The European Union has been devoted to eliminating borders, and now finds itself functionally with none amidst its worst refugee crisis since World War II.
To paraphrase Stalin, the migrant crisis stopped being a statistic — more than 2,000 migrants have drowned this year — and became a tragedy with the heart-rending images of a dead 3-year-old Syrian boy washed up on a Turkish beach.
The scale of the crisis is mind-boggling. About a million people left Russia after the 1914 revolution. In Syria alone, about 4 million people have fled the country, and another 7 million have been internally displaced. Refugees and migrants also are coming from Iraq, Afghanistan, Libya and other hopeless places, adding up to potentially tens of millions of migrants.
The locus of the migrants’ hopes, more than anywhere else, is Germany. It is expected to get 800,000 asylum claims just this year. The government is talking of taking 500,000 migrants annually for the next several years, and Chancellor Angela Merkel calls the crisis “the next great European project.” The reaction of the rest of Europe should be “No thanks.”
What Germany is proposing is undertaking a vast social and demographic experiment, with the rapid, bulk importation of Muslim immigrants into a country with an aging population. Other European countries could be forgiven for not being so adventurous. The experience of the French banlieues, home to generations of unassimilated Muslim immigrants, hasn’t been a happy one.

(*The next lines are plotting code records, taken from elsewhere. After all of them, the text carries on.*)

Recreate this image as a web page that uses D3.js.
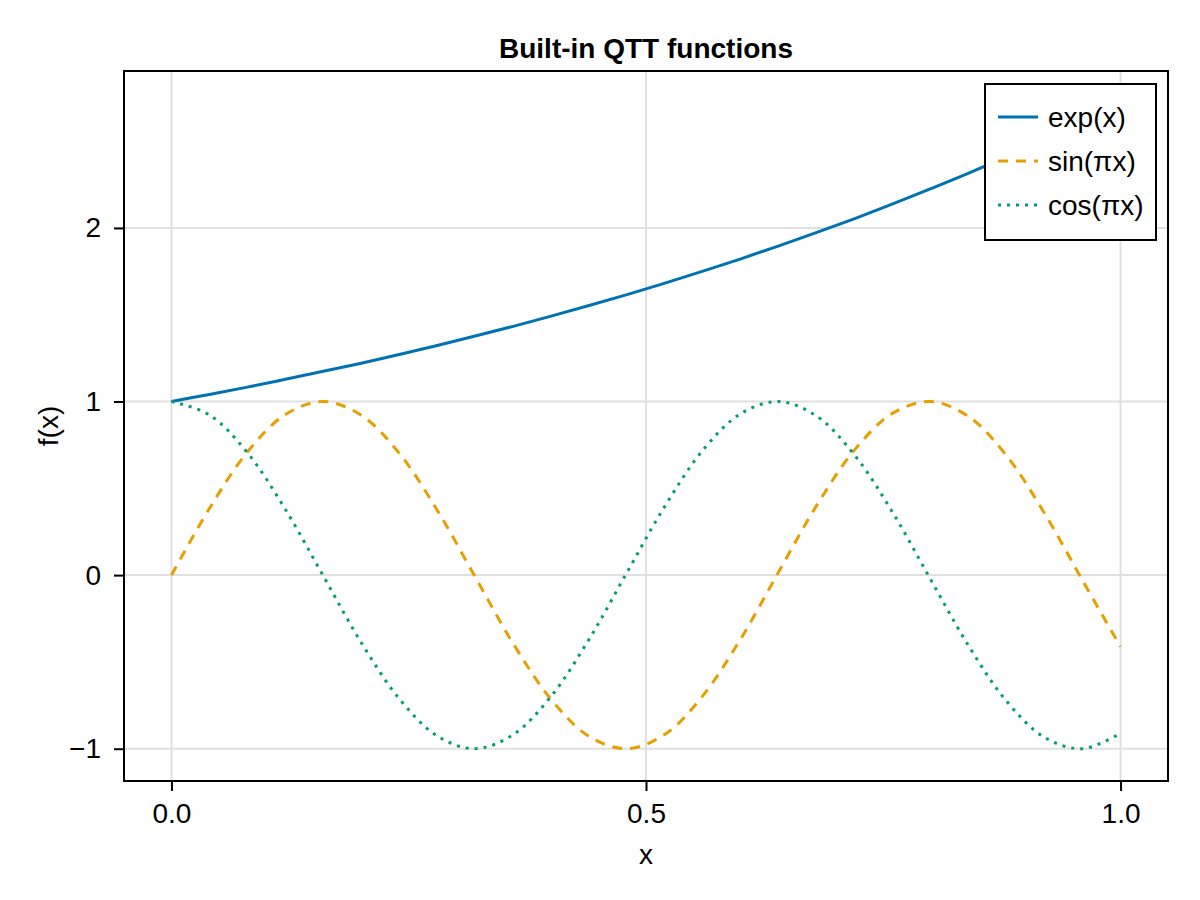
<!DOCTYPE html>
<html>
<head>
<meta charset="utf-8">
<script src="https://cdn.jsdelivr.net/npm/d3@7"></script>
<style>
  body { margin: 0; background: #fff; }
  text { font-family: "Liberation Sans", Arial, sans-serif; }
</style>
</head>
<body>
<div id="chart"></div>
<script>
// sample points
var xValues = [0, 0.04, 0.08, 0.12, 0.16, 0.20, 0.24, 0.28, 0.32, 0.36, 0.40, 0.44, 0.48,
               0.52, 0.56, 0.60, 0.64, 0.68, 0.72, 0.76, 0.80, 0.84, 0.88, 0.92, 0.96, 1.00];
var expValues = [1.000, 1.041, 1.083, 1.128, 1.174, 1.221, 1.271, 1.323, 1.377, 1.433, 1.492, 1.553, 1.616,
                 1.682, 1.751, 1.822, 1.897, 1.974, 2.054, 2.138, 2.226, 2.316, 2.411, 2.509, 2.612, 2.718];
var sinValues = [0.000, 0.384, 0.709, 0.925, 1.000, 0.921, 0.702, 0.374, -0.010, -0.394, -0.716, -0.929, -1.000,
                 -0.917, -0.694, -0.365, 0.021, 0.403, 0.723, 0.933, 1.000, 0.913, 0.687, 0.355, -0.031, -0.413];
var cosValues = [1.000, 0.923, 0.705, 0.379, -0.005, -0.389, -0.712, -0.927, -1.000, -0.919, -0.698, -0.370, 0.016,
                 0.398, 0.720, 0.931, 1.000, 0.915, 0.690, 0.360, -0.026, -0.408, -0.727, -0.935, -1.000, -0.911];
var seriesNames = ["exp(x)", "sin(πx)", "cos(πx)"];
var seriesColors = ["#0072B2", "#E69F00", "#009E73"];
var seriesDash = [null, "10,8", "3,6"];
var xTicks = [0, 0.5, 1];
var yTicks = [-1, 0, 1, 2];

var W = 1200, H = 900;
var margin = {top: 71, right: 32, bottom: 119, left: 124},
    width = W - margin.left - margin.right,
    height = H - margin.top - margin.bottom;

var svg = d3.select("#chart")
  .append("svg")
    .attr("width", W)
    .attr("height", H);

var g = svg.append("g")
    .attr("transform", "translate(" + margin.left + "," + margin.top + ")");

var x = d3.scaleLinear().domain([-0.05, 1.05]).range([0, width]);
var y = d3.scaleLinear().domain([-1.186, 2.904]).range([height, 0]);

// grid
g.append("g").selectAll("line")
  .data(xTicks).enter().append("line")
    .attr("x1", function(d) { return x(d); })
    .attr("x2", function(d) { return x(d); })
    .attr("y1", 0).attr("y2", height)
    .attr("stroke", "#e0e0e0").attr("stroke-width", 2);
g.append("g").selectAll("line")
  .data(yTicks).enter().append("line")
    .attr("y1", function(d) { return y(d); })
    .attr("y2", function(d) { return y(d); })
    .attr("x1", 0).attr("x2", width)
    .attr("stroke", "#e0e0e0").attr("stroke-width", 2);

// lines
var series = [expValues, sinValues, cosValues];
var line = d3.line()
    .x(function(d, i) { return x(xValues[i]); })
    .y(function(d) { return y(d); })
    .curve(d3.curveCatmullRom);

series.forEach(function(vals, i) {
  g.append("path")
    .datum(vals)
    .attr("fill", "none")
    .attr("stroke", seriesColors[i])
    .attr("stroke-width", 3)
    .attr("stroke-dasharray", seriesDash[i])
    .attr("d", line);
});

// frame
g.append("rect")
    .attr("width", width).attr("height", height)
    .attr("fill", "none").attr("stroke", "#000").attr("stroke-width", 2);

// axes
var xAxis = g.append("g")
    .attr("transform", "translate(0," + height + ")")
    .call(d3.axisBottom(x).tickValues(xTicks).tickFormat(d3.format(".1f")).tickSize(10).tickPadding(12));
var yAxis = g.append("g")
    .call(d3.axisLeft(y).tickValues(yTicks).tickFormat(d3.format("d")).tickSize(10).tickPadding(13));
[xAxis, yAxis].forEach(function(a) {
  a.select(".domain").remove();
  a.selectAll(".tick line").attr("stroke", "#000").attr("stroke-width", 2);
  a.selectAll(".tick text").attr("fill", "#000")
    .style("font-size", "28px")
    .style("font-family", "'Liberation Sans', Arial, sans-serif");
});

// title and axis labels
svg.append("text")
    .attr("x", margin.left + width / 2)
    .attr("y", 58)
    .attr("text-anchor", "middle")
    .style("font-size", "28px")
    .style("font-weight", "bold")
    .text("Built-in QTT functions");

svg.append("text")
    .attr("x", margin.left + width / 2)
    .attr("y", 864)
    .attr("text-anchor", "middle")
    .style("font-size", "28px")
    .text("x");

svg.append("text")
    .attr("transform", "translate(58," + (margin.top + height / 2) + ")rotate(-90)")
    .attr("text-anchor", "middle")
    .style("font-size", "28px")
    .text("f(x)");

// legend
var legend = svg.append("g").attr("transform", "translate(985,84)");
legend.append("rect")
    .attr("width", 171).attr("height", 156)
    .attr("fill", "#fff").attr("stroke", "#000").attr("stroke-width", 2);
var items = legend.selectAll(".legend")
    .data(seriesNames).enter().append("g")
    .attr("class", "legend")
    .attr("transform", function(d, i) { return "translate(0," + (33 + i * 44) + ")"; });
items.append("line")
    .attr("x1", 13).attr("x2", 53)
    .attr("stroke", function(d, i) { return seriesColors[i]; })
    .attr("stroke-width", 3)
    .attr("stroke-dasharray", function(d, i) { return seriesDash[i]; });
items.append("text")
    .attr("x", 63)
    .attr("dy", "0.35em")
    .style("font-size", "28px")
    .text(function(d) { return d; });
</script>
</body>
</html>
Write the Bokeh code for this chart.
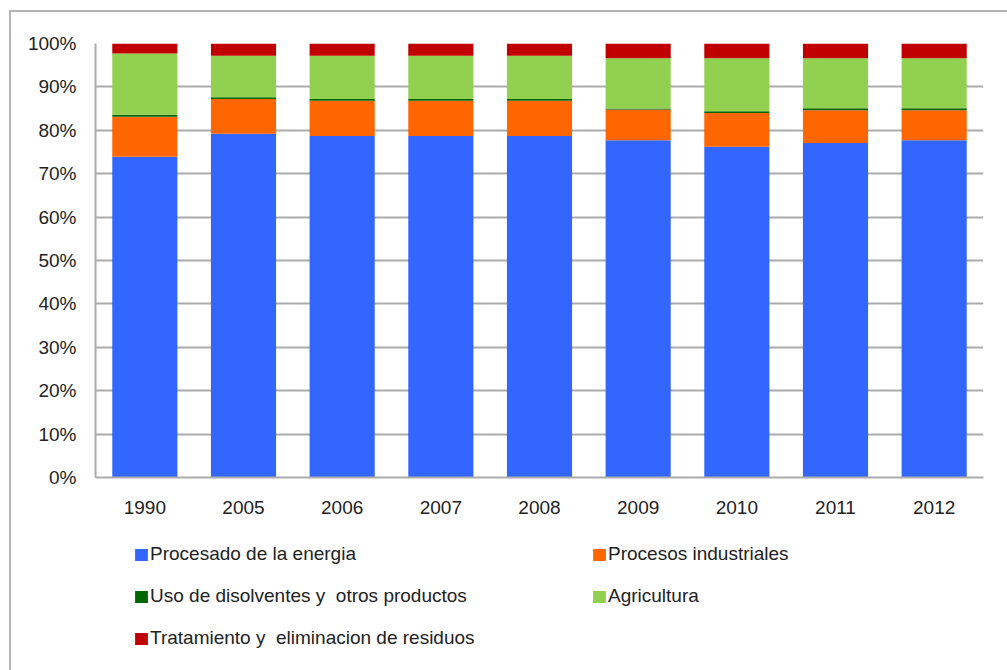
from bokeh.plotting import figure
from bokeh.layouts import column
from bokeh.models import (FactorRange, Range1d, FixedTicker, PrintfTickFormatter,
                          Legend, LegendItem)
from bokeh.embed import file_html
from bokeh.resources import INLINE

# Emissions share by sector (%), per year
years = ["1990", "2005", "2006", "2007", "2008", "2009", "2010", "2011", "2012"]
energia = [73.9, 79.2, 78.7, 78.7, 78.7, 77.7, 76.2, 77.1, 77.7]
industriales = [9.2, 8.0, 8.1, 8.1, 8.1, 7.1, 7.8, 7.5, 6.9]
disolventes = [0.5, 0.4, 0.4, 0.4, 0.4, 0.2, 0.4, 0.5, 0.5]
agricultura = [14.1, 9.6, 10.0, 10.0, 10.0, 11.6, 12.2, 11.5, 11.5]
residuos = [2.3, 2.8, 2.8, 2.8, 2.8, 3.4, 3.4, 3.4, 3.4]

series = ["energia", "industriales", "disolventes", "agricultura", "residuos"]
labels = ["Procesado de la energia", "Procesos industriales",
          "Uso de disolventes y  otros productos", "Agricultura",
          "Tratamiento y  eliminacion de residuos"]
colors = ["#3366FF", "#FF6600", "#006600", "#92D050", "#C00000"]

source = dict(years=years, energia=energia, industriales=industriales,
              disolventes=disolventes, agricultura=agricultura, residuos=residuos)

FONT = "Liberation Sans"
GRID = "#ababab"
TEXT = "#222222"

# --- stacked bar chart ---
p = figure(x_range=FactorRange(factors=years, range_padding=0),
           y_range=Range1d(0, 100),
           width=996, height=518,
           output_backend="svg", toolbar_location=None,
           min_border_left=84, min_border_right=24,
           min_border_top=31, min_border_bottom=53)

p.vbar_stack(series, x="years", width=0.66, color=colors,
             line_color=None, source=source)

p.outline_line_color = None
p.background_fill_color = "white"
p.border_fill_color = "white"

p.xgrid.grid_line_color = None
p.ygrid.grid_line_color = GRID
p.ygrid.grid_line_width = 2
p.ygrid.level = "underlay"

p.yaxis.ticker = FixedTicker(ticks=[0, 10, 20, 30, 40, 50, 60, 70, 80, 90, 100])
p.yaxis.formatter = PrintfTickFormatter(format="%d%%")
for ax in (p.xaxis[0], p.yaxis[0]):
    ax.axis_line_color = GRID
    ax.axis_line_width = 2
    ax.major_tick_line_color = None
    ax.minor_tick_line_color = None
    ax.major_label_text_font = FONT
    ax.major_label_text_font_size = "19px"
    ax.major_label_text_color = TEXT
p.yaxis.major_label_standoff = 13
p.xaxis.major_label_standoff = 17

# --- legend panel underneath (its frame is aligned with the chart's frame) ---
q = figure(width=996, height=140, output_backend="svg", toolbar_location=None,
           x_range=FactorRange(factors=years, range_padding=0),
           y_range=Range1d(1000, 1001),
           x_axis_location=None, y_axis_location=None,
           min_border_left=0, min_border_right=0,
           min_border_top=0, min_border_bottom=0)
q.outline_line_color = None
q.grid.visible = False
q.background_fill_color = "white"
q.border_fill_color = "white"

# hidden copies of the series, used only for the legend swatches
swatches = q.vbar_stack(series, x="years", width=0.66, color=colors,
                        line_color=None, source=source, visible=False)

leg_style = dict(border_line_color=None, background_fill_alpha=0,
                 padding=0, margin=0, glyph_width=16, glyph_height=15,
                 label_standoff=1, label_height=20, spacing=20,
                 label_text_font=FONT, label_text_font_size="19px",
                 label_text_color=TEXT)

left_items = [LegendItem(label=labels[i], renderers=[swatches[i]]) for i in (0, 2, 4)]
right_items = [LegendItem(label=labels[i], renderers=[swatches[i]]) for i in (1, 3)]
q.add_layout(Legend(items=left_items, location=(38, 21), **leg_style), "center")
q.add_layout(Legend(items=right_items, location=(496, 63), **leg_style), "center")

page = column(p, q, spacing=0)
page.styles = {"margin-left": "9px", "margin-top": "10px",
               "border-left": "2px solid #b4b4b4", "border-top": "2px solid #b4b4b4"}

open("out.html", "w").write(file_html(page, INLINE))
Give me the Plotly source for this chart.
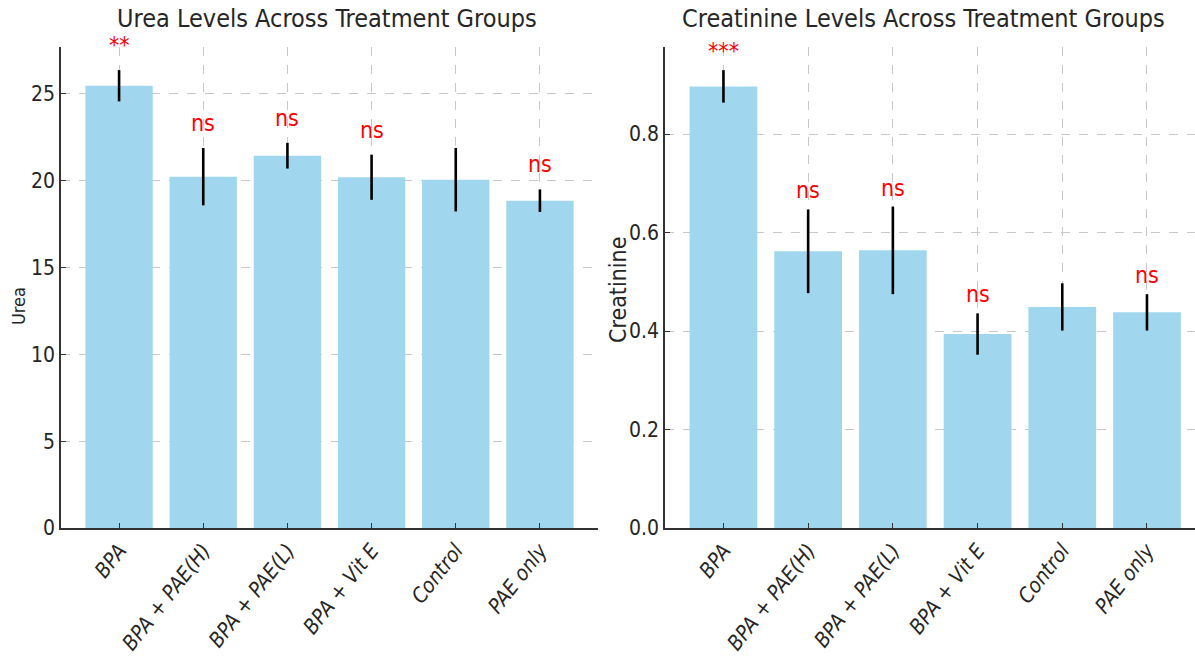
import plotly.graph_objects as go

# Treatment groups shared by both panels
groups = ["BPA", "BPA + PAE(H)", "BPA + PAE(L)", "BPA + Vit E", "Control", "PAE only"]

# Urea: group means, error half-widths and significance labels vs Control
urea_mean = [25.47, 20.23, 21.44, 20.20, 20.06, 18.85]
urea_err = [0.90, 1.65, 0.74, 1.30, 1.83, 0.65]
urea_sig = ["**", "ns", "ns", "ns", "", "ns"]

# Creatinine: group means, error half-widths and significance labels vs Control
creat_mean = [0.897, 0.562, 0.564, 0.394, 0.449, 0.438]
creat_err = [0.033, 0.085, 0.089, 0.042, 0.048, 0.037]
creat_sig = ["***", "ns", "ns", "ns", "", "ns"]

W, H = 1195, 657
FONT = "DejaVu Sans Condensed, Liberation Sans Narrow, DejaVu Sans, sans-serif"
TEXT = "#262626"
AXIS = "#333333"
BAR = "#a0d7ee"
GRID = "#c8c8c8"

def px_x(p):
    return p / W

def px_y(p):
    return 1 - p / H

fig = go.Figure()

fig.add_trace(go.Bar(
    x=groups, y=urea_mean, marker=dict(color=BAR, line=dict(width=0)),
    error_y=dict(type="data", array=urea_err, color="black", thickness=2.6, width=0),
    xaxis="x", yaxis="y", showlegend=False,
))
fig.add_trace(go.Bar(
    x=groups, y=creat_mean, marker=dict(color=BAR, line=dict(width=0)),
    error_y=dict(type="data", array=creat_err, color="black", thickness=2.6, width=0),
    xaxis="x2", yaxis="y2", showlegend=False,
))

xcommon = dict(
    type="category", showline=True, linecolor=AXIS, linewidth=1.6,
    ticks="inside", ticklen=5, tickcolor=AXIS, tickwidth=1.3,
    showgrid=True, gridcolor=GRID, griddash="dash", gridwidth=1,
    tickangle=-52, tickfont=dict(family=FONT, size=21, color=TEXT, style="italic"),
    zeroline=False, mirror=False, automargin=False,
)
ycommon = dict(
    showline=True, linecolor=AXIS, linewidth=1.6,
    ticks="inside", ticklen=5, tickcolor=AXIS, tickwidth=1.3,
    showgrid=True, gridcolor=GRID, griddash="dash", gridwidth=1,
    tickfont=dict(family=FONT, size=21, color=TEXT),
    zeroline=False, mirror=False, automargin=False,
)

fig.update_layout(
    width=W, height=H,
    margin=dict(l=0, r=0, t=0, b=0),
    paper_bgcolor="white", plot_bgcolor="white",
    bargap=0.2,
    xaxis=dict(xcommon, domain=[px_x(61), px_x(598)], range=[-0.69, 5.69], anchor="y"),
    yaxis=dict(ycommon, domain=[px_y(528), px_y(47)], range=[0, 27.7],
               tickvals=[0, 5, 10, 15, 20, 25], anchor="x"),
    xaxis2=dict(xcommon, domain=[px_x(665), 1.0], range=[-0.69, 5.567], anchor="y2"),
    yaxis2=dict(ycommon, domain=[px_y(528), px_y(47)], range=[0, 0.977],
                tickvals=[0.0, 0.2, 0.4, 0.6, 0.8], tickformat=".1f", anchor="x2"),
)

annotations = []
for g, m, e, s in zip(groups, urea_mean, urea_err, urea_sig):
    if s:
        annotations.append(dict(x=g, y=m + e, xref="x", yref="y", text=s, showarrow=False,
                                yanchor="bottom", yshift=10,
                                font=dict(family=FONT, size=23, color="red")))
for g, m, e, s in zip(groups, creat_mean, creat_err, creat_sig):
    if s:
        annotations.append(dict(x=g, y=m + e, xref="x2", yref="y2", text=s, showarrow=False,
                                yanchor="bottom", yshift=4,
                                font=dict(family=FONT, size=23, color="red")))

# Panel titles
annotations.append(dict(x=px_x(327), y=px_y(19), xref="paper", yref="paper",
                        text="Urea Levels Across Treatment Groups", showarrow=False,
                        xanchor="center", yanchor="middle",
                        font=dict(family=FONT, size=25, color=TEXT)))
annotations.append(dict(x=px_x(923), y=px_y(19), xref="paper", yref="paper",
                        text="Creatinine Levels Across Treatment Groups", showarrow=False,
                        xanchor="center", yanchor="middle",
                        font=dict(family=FONT, size=25, color=TEXT)))

# Y-axis titles
annotations.append(dict(x=px_x(18), y=px_y(306), xref="paper", yref="paper",
                        text="Urea", showarrow=False, textangle=-90,
                        xanchor="center", yanchor="middle",
                        font=dict(family=FONT, size=18, color=TEXT)))
annotations.append(dict(x=px_x(618), y=px_y(290), xref="paper", yref="paper",
                        text="Creatinine", showarrow=False, textangle=-90,
                        xanchor="center", yanchor="middle",
                        font=dict(family=FONT, size=23, color=TEXT)))

fig.update_layout(annotations=annotations)

fig.write_html("out.html")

Inevitably, the Merkel policy will act as an enormous magnet to refugees and migrants. If the alternative is living anywhere outside the advanced West, even in those places not riven by civil war, and living in Germany, who wouldn’t choose the wealthy colossus of Northern Europe and its generous welfare system? Germany has actually gotten more asylum-seekers from the Balkans than from Syria this year.
Germany’s approach also will affect the rest of Europe, especially countries that are transit points. It is supposed to be EU policy that asylum-seekers must apply in the country where they arrive. In keeping migrants from getting on trains to Germany and Austria — a public-relations fiasco — Hungary was merely trying to enforce this rule. But if migrants know that, as a practical matter, Germany beckons if they get a foothold in Europe, the incentive to go is all the larger.
The beginning of a rational policy would be to discourage people from making the hideously trying and dangerous journey in the first place, and in this, learn from the Australian experience.
Australia’s geography, of course, is an advantage in enforcing its borders. It still had asylum-seekers arriving by sea. It adopted a policy with bipartisan support of “stopping the boats.” Australia doesn’t allow people seeking asylum to remain in the country while their claims are considered; instead, they are sent to facilities overseas. The number of boats arriving went from 300 in 2013 to 0 a year later
By the same token, Europe should insist that people applying for asylum do it from outside of Europe, from safe havens along the border or even inside Syria, and from countries in the regions migrants are fleeing from.
Certainly, Turkey, Jordan and Lebanon are doing their part. Turkey is host to nearly 2 million Syrian refugees. Lebanon, a country of 4.4 million, has 1.1 million. In Jordan, 20 percent of the population is refugees. But the Gulf states have none, even though they are very rich and sparsely populated, in addition to being Arab and in the immediate vicinity.
European countries should be jawboning them to do more, and should be sending as much humanitarian and financial aid to care for the refugees as possible. It also would help if the West had an effective political and military strategy against ISIS and in Syria. None of this is easy or cheap, but, contrary to Angela Merkel, nor is providing a second home for the countless millions who want one.